The low frequency of the 700MHz spectrum band is ideal for carrying mobile signals into buildings and over long distances – including the countryside. 

The move should also help improve capacity in existing 4G networks for rural communities – providing greater mobile coverage, reach and reliability. 

As part of the auction in January 2021 the government will also sell off parts of the 3.6-3.8GHz spectrum band – perfect for shorter distance high speed links. 

This higher band spectrum will allow some operators to offer speeds of more than 1Gbps over mobile connections – faster than most fibre broadband services. 

It wasn’t just the televisions that had to be retuned, according to Arqiva, the firm that runs television spectrum, 1,200 transmitters also had to be changed.  

In many cases it involved engineers physically replacing antennas at the top of masts – some taller than The Shard in London. 

TV sets in 17.8 million homes were re-tuned to continue to receive their TV channels on lower frequencies, with 99 per cent of viewers able to re-tune themselves. 

Only 1 per cent of viewers needed free support from the Freeview Advice Line, and only 0.1 per cent required home visits from engineers to get them re-tuned.
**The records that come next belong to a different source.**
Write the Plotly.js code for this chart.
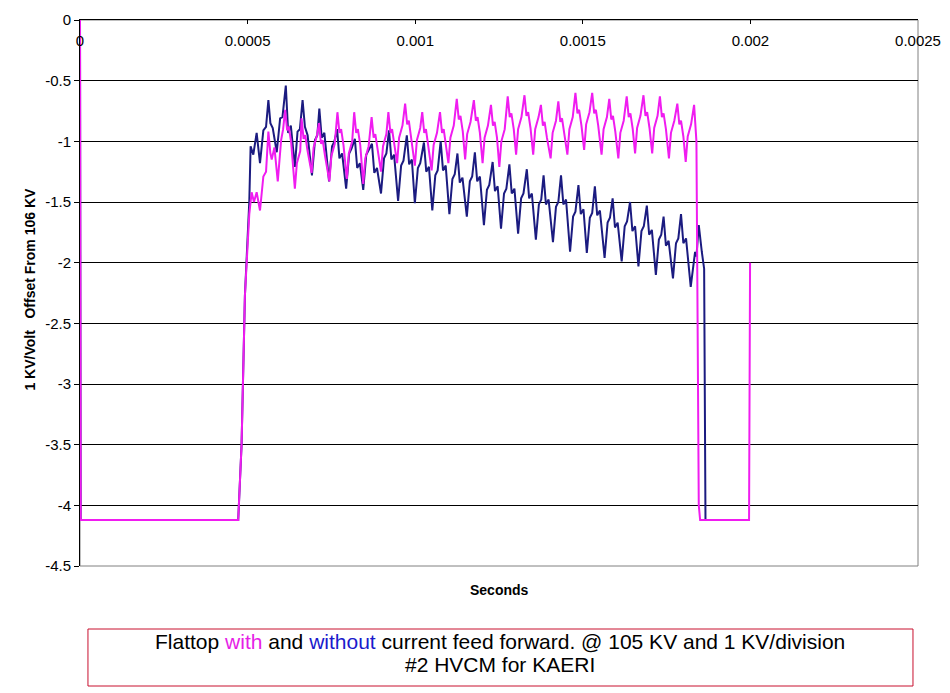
<!DOCTYPE html>
<html>
<head>
<meta charset="utf-8">
<script src="https://cdn.plot.ly/plotly-3.0.1.min.js"></script>
<style>html,body{margin:0;padding:0;background:#fff;}#chart{width:950px;height:693px;}</style>
</head>
<body>
<div id="chart"></div>
<script>
// Time in microseconds, values in KV offset
const timeWithUs = [0, 2, 472, 482, 492, 505, 512, 519, 527, 537, 547, 555, 562, 568, 572, 580, 590, 600, 606,
 612, 618, 623, 630, 641, 647, 657,
 661, 667, 672, 679, 691, 697, 707,
 713, 719, 724, 731, 744, 750, 760,
 768, 774, 779, 786, 796, 802, 812,
 818, 824, 829, 836, 845, 851, 861,
 870, 876, 881, 888, 898, 904, 914,
 920, 926, 931, 938, 946, 952, 962,
 970, 976, 981, 988, 999, 1005, 1015,
 1021, 1027, 1032, 1039, 1049, 1055, 1065,
 1074, 1080, 1085, 1092, 1099, 1105, 1115,
 1124, 1130, 1135, 1142, 1149, 1155, 1165,
 1175, 1181, 1186, 1193, 1201, 1207, 1217,
 1226, 1232, 1237, 1244, 1251, 1257, 1267,
 1276, 1282, 1287, 1294, 1301, 1307, 1317,
 1326, 1332, 1337, 1344, 1352, 1358, 1368,
 1375, 1381, 1386, 1393, 1404, 1410, 1420,
 1427, 1433, 1438, 1445, 1454, 1460, 1470,
 1478, 1484, 1489, 1496, 1504, 1510, 1520,
 1528, 1534, 1539, 1546, 1556, 1562, 1572,
 1579, 1585, 1590, 1597, 1606, 1612, 1622,
 1631, 1637, 1642, 1649, 1656, 1662, 1672,
 1681, 1687, 1692, 1699, 1707, 1713, 1723,
 1730, 1736, 1741, 1748, 1757, 1763, 1773,
 1782, 1788, 1793, 1800, 1807, 1813, 1823,
 1832, 1839, 1846, 1850, 1996, 1999];
const valuesWith = [0, -4.12, -4.12, -3.5, -2.27, -1.6, -1.42, -1.50, -1.42, -1.57, -1.29, -1.25, -0.92, -1.10, -1.15, -1.05, -1.33, -0.99, -0.90,
 -0.74, -0.91, -0.88, -1.01, -1.39, -1.18, -1.08,
 -0.81, -0.98, -0.95, -1.08, -1.26, -1.05, -0.95,
 -0.85, -1.02, -0.99, -1.12, -1.33, -1.12, -1.02,
 -0.76, -0.93, -0.90, -1.03, -1.31, -1.10, -1.00,
 -0.76, -0.93, -0.90, -1.03, -1.35, -1.14, -1.04,
 -0.80, -0.97, -0.94, -1.07, -1.25, -1.04, -0.94,
 -0.76, -0.93, -0.90, -1.03, -1.18, -0.97, -0.87,
 -0.69, -0.86, -0.83, -0.96, -1.20, -0.99, -0.89,
 -0.76, -0.93, -0.90, -1.03, -1.24, -1.03, -0.93,
 -0.76, -0.93, -0.90, -1.03, -1.18, -0.97, -0.87,
 -0.65, -0.82, -0.79, -0.92, -1.15, -0.94, -0.84,
 -0.66, -0.83, -0.80, -0.93, -1.18, -0.97, -0.87,
 -0.70, -0.87, -0.84, -0.97, -1.21, -1.00, -0.90,
 -0.63, -0.80, -0.77, -0.90, -1.11, -0.90, -0.80,
 -0.62, -0.79, -0.76, -0.89, -1.11, -0.90, -0.80,
 -0.70, -0.87, -0.84, -0.97, -1.14, -0.93, -0.83,
 -0.67, -0.84, -0.81, -0.94, -1.11, -0.90, -0.80,
 -0.60, -0.77, -0.74, -0.87, -1.07, -0.86, -0.76,
 -0.60, -0.77, -0.74, -0.87, -1.11, -0.90, -0.80,
 -0.65, -0.82, -0.79, -0.92, -1.14, -0.93, -0.83,
 -0.63, -0.80, -0.77, -0.90, -1.10, -0.89, -0.79,
 -0.62, -0.79, -0.76, -0.89, -1.10, -0.89, -0.79,
 -0.63, -0.80, -0.77, -0.90, -1.14, -0.93, -0.83,
 -0.69, -0.86, -0.83, -0.96, -1.17, -0.96, -0.86,
 -0.70, -1.00, -4.00, -4.12, -4.12, -2.00];

const timeWithoutUs = [0, 2, 472, 482, 492, 505, 509, 517, 527, 537, 547, 555, 562, 568, 575, 587, 597, 604,
 614, 621, 629, 641, 649, 656,
 664, 671, 679, 692, 701, 708,
 714, 721, 729, 743, 752, 759,
 767, 774, 782, 794, 803, 810,
 820, 827, 835, 845, 854, 861,
 871, 878, 886, 898, 907, 914,
 922, 929, 937, 949, 958, 965,
 975, 982, 990, 999, 1008, 1015,
 1026, 1033, 1041, 1051, 1060, 1067,
 1076, 1083, 1091, 1102, 1111, 1118,
 1126, 1133, 1141, 1154, 1163, 1170,
 1178, 1185, 1193, 1205, 1214, 1221,
 1231, 1238, 1246, 1256, 1265, 1272,
 1281, 1288, 1296, 1307, 1316, 1323,
 1333, 1340, 1348, 1360, 1369, 1376,
 1383, 1390, 1398, 1411, 1420, 1427,
 1435, 1442, 1450, 1462, 1471, 1478,
 1487, 1494, 1502, 1512, 1521, 1528,
 1536, 1543, 1551, 1565, 1574, 1581,
 1589, 1596, 1604, 1616, 1625, 1632,
 1641, 1648, 1656, 1666, 1675, 1682,
 1691, 1698, 1706, 1718, 1727, 1734,
 1741, 1748, 1756, 1769, 1778, 1785,
 1793, 1800, 1808, 1822, 1835, 1839,
 1846, 1855, 1860, 1862, 1866, 1878];
const valuesWithout = [0, -4.12, -4.12, -3.5, -2.27, -1.5, -1.04, -1.11, -0.93, -1.18, -0.91, -0.88, -0.66, -0.85, -0.89, -1.09, -0.81, -0.80,
 -0.54, -0.93, -0.87, -1.21, -0.92, -0.90,
 -0.66, -0.88, -0.95, -1.28, -0.99, -0.95,
 -0.73, -0.97, -0.93, -1.33, -1.04, -1.00,
 -0.90, -1.14, -1.10, -1.39, -1.10, -1.06,
 -0.98, -1.22, -1.18, -1.40, -1.11, -1.07,
 -1.02, -1.26, -1.22, -1.43, -1.14, -1.10,
 -0.91, -1.15, -1.11, -1.49, -1.20, -1.16,
 -0.95, -1.19, -1.15, -1.51, -1.22, -1.18,
 -1.01, -1.25, -1.21, -1.57, -1.28, -1.24,
 -1.00, -1.24, -1.20, -1.60, -1.31, -1.27,
 -1.10, -1.34, -1.30, -1.62, -1.33, -1.29,
 -1.09, -1.33, -1.29, -1.69, -1.40, -1.36,
 -1.17, -1.41, -1.37, -1.72, -1.43, -1.39,
 -1.19, -1.43, -1.39, -1.76, -1.47, -1.43,
 -1.23, -1.47, -1.43, -1.81, -1.52, -1.48,
 -1.28, -1.52, -1.48, -1.83, -1.54, -1.50,
 -1.28, -1.52, -1.48, -1.91, -1.62, -1.58,
 -1.36, -1.60, -1.56, -1.92, -1.63, -1.59,
 -1.37, -1.61, -1.57, -1.96, -1.67, -1.63,
 -1.47, -1.71, -1.67, -1.99, -1.70, -1.66,
 -1.50, -1.74, -1.70, -2.03, -1.74, -1.70,
 -1.53, -1.77, -1.73, -2.10, -1.81, -1.77,
 -1.62, -1.86, -1.82, -2.13, -1.84, -1.80,
 -1.60, -1.84, -1.80, -2.20, -1.91, -1.95,
 -1.69, -1.91, -2.00, -2.05, -4.12, -4.12];

const xTickVals = [0, 0.0005, 0.001, 0.0015, 0.002, 0.0025];
const xTickText = ['0', '0.0005', '0.001', '0.0015', '0.002', '0.0025'];
const yTickVals = [0, -0.5, -1, -1.5, -2, -2.5, -3, -3.5, -4, -4.5];
const yTickText = ['0', '-0.5', '-1', '-1.5', '-2', '-2.5', '-3', '-3.5', '-4', '-4.5'];

const FONT = 'Liberation Sans, Arial, sans-serif';

const traces = [
  {x: timeWithoutUs.map(t => t / 1e6), y: valuesWithout, type: 'scatter', mode: 'lines',
   line: {color: '#1b1b80', width: 2}, name: 'without', hoverinfo: 'skip'},
  {x: timeWithUs.map(t => t / 1e6), y: valuesWith, type: 'scatter', mode: 'lines',
   line: {color: '#f01cf0', width: 2}, name: 'with', hoverinfo: 'skip'}
];

const layout = {
  width: 950, height: 693,
  margin: {l: 80, r: 32, t: 20, b: 127},
  paper_bgcolor: '#ffffff', plot_bgcolor: '#ffffff',
  showlegend: false,
  font: {family: FONT, color: '#000', size: 15},
  xaxis: {
    range: [0, 0.0025], side: 'top', tickvals: xTickVals, ticktext: xTickText,
    ticks: 'inside', ticklen: 4, tickcolor: '#000', ticklabelposition: 'inside',
    ticklabeloverflow: 'allow', ticklabelstandoff: 11,
    showline: true, linecolor: '#000', linewidth: 1, showgrid: false, zeroline: false,
    tickfont: {family: FONT, size: 15, color: '#000'}, fixedrange: true
  },
  yaxis: {
    range: [-4.5, 0], tickvals: yTickVals, ticktext: yTickText,
    ticks: 'outside', ticklen: 5, tickcolor: '#000',
    showline: true, linecolor: '#000', linewidth: 1,
    showgrid: true, gridcolor: '#000', gridwidth: 1, zeroline: false,
    tickfont: {family: FONT, size: 15, color: '#000'}, fixedrange: true
  },
  shapes: [
    {type: 'rect', xref: 'paper', yref: 'paper', x0: 0, x1: 1, y0: 0, y1: 1,
     line: {color: '#808080', width: 1}, layer: 'below'},
    {type: 'rect', xref: 'paper', yref: 'paper', x0: 0.0095, x1: 0.994, y0: -0.2198, y1: -0.1154,
     line: {color: '#c8102e', width: 1}}
  ],
  annotations: [
    {text: '<b>Seconds</b>', xref: 'paper', yref: 'paper', x: 0.5, y: -0.044,
     xanchor: 'center', yanchor: 'middle',
     showarrow: false, font: {family: FONT, size: 14, color: '#000'}},
    {text: '<b>1 KV/Volt   Offset From 106 KV</b>', xref: 'paper', yref: 'paper',
     x: -0.0597, y: 0.508, xanchor: 'center', yanchor: 'middle', textangle: -90, showarrow: false,
     font: {family: FONT, size: 14, color: '#000'}},
    {text: 'Flattop <span style="color:#e61ee6">with</span> and <span style="color:#1a1acc">without</span> current feed forward. @ 105 KV and 1 KV/division',
     xref: 'paper', yref: 'paper', x: 0.501, y: -0.1374, xanchor: 'center', yanchor: 'middle', showarrow: false,
     font: {family: FONT, size: 21, color: '#000'}},
    {text: '#2 HVCM for KAERI', xref: 'paper', yref: 'paper', x: 0.501, y: -0.1813,
     xanchor: 'center', yanchor: 'middle', showarrow: false,
     font: {family: FONT, size: 21, color: '#000'}}
  ]
};

Plotly.newPlot('chart', traces, layout, {staticPlot: true, displayModeBar: false});
</script>
</body>
</html>
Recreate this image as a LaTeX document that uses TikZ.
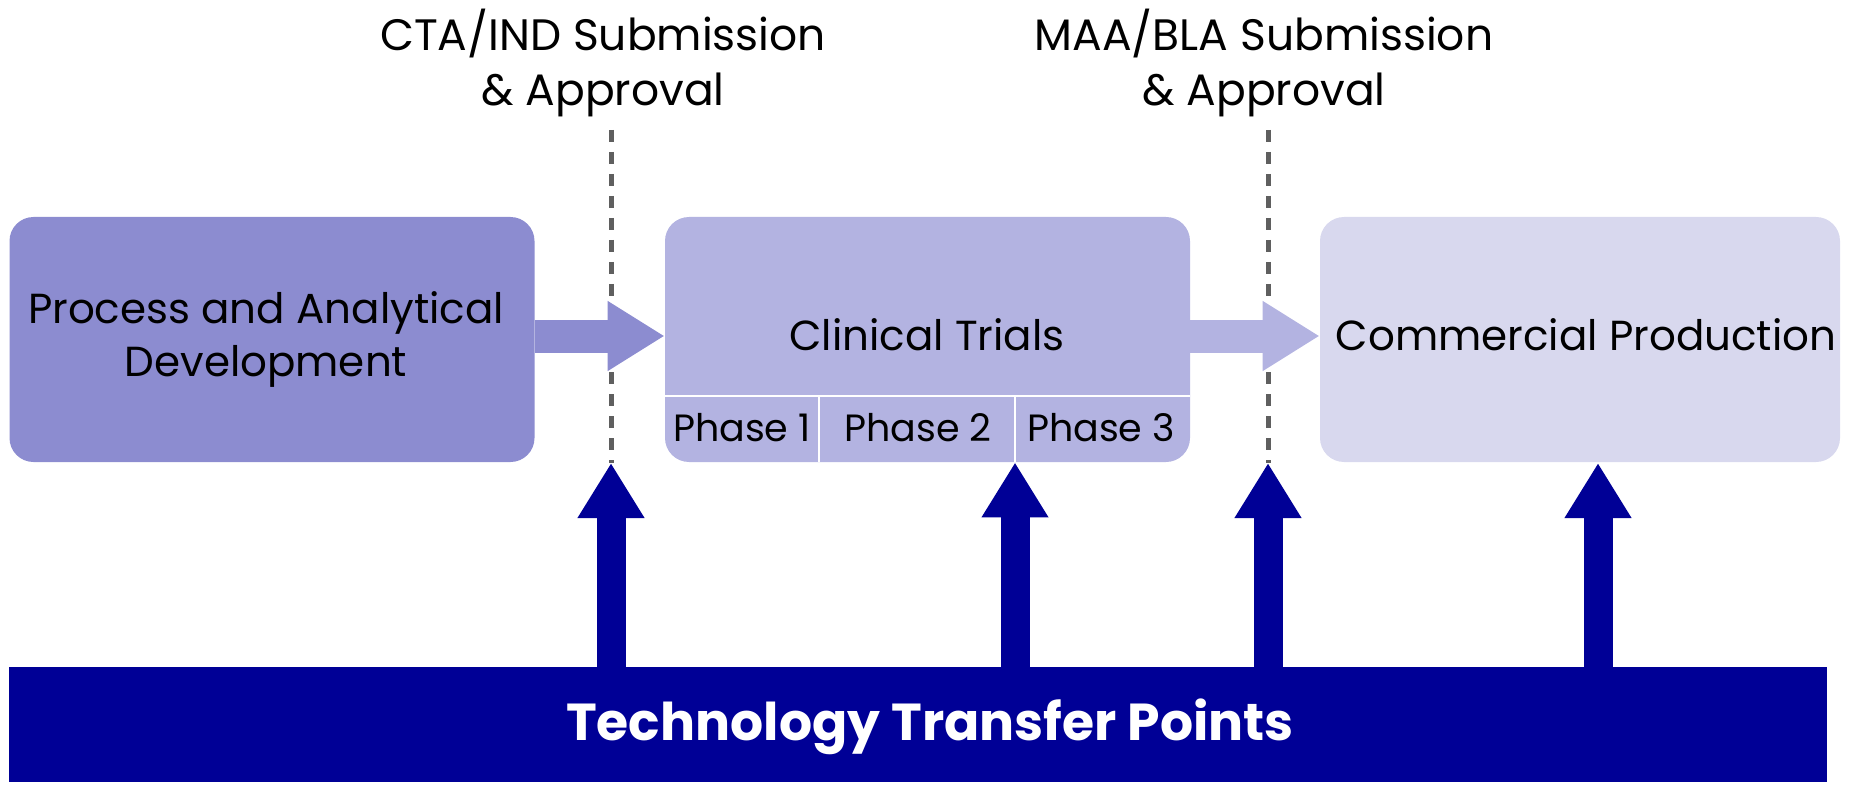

The programme, which was funded by DCMS, was estimated for completion at the end of 2021 at a cost of £400 million – it ended this month for £350 million. 

Ofcom, which has a duty to ensure the UK’s spectrum is used efficiently, will be releasing 80 MHz chunks of these important airwaves for mobile companies to use at an auction expected to take place in January 2021.

To help maintain strong competition in the UK mobile market, it will impose a 37 per cent cap on the overall spectrum that any one mobile company can hold.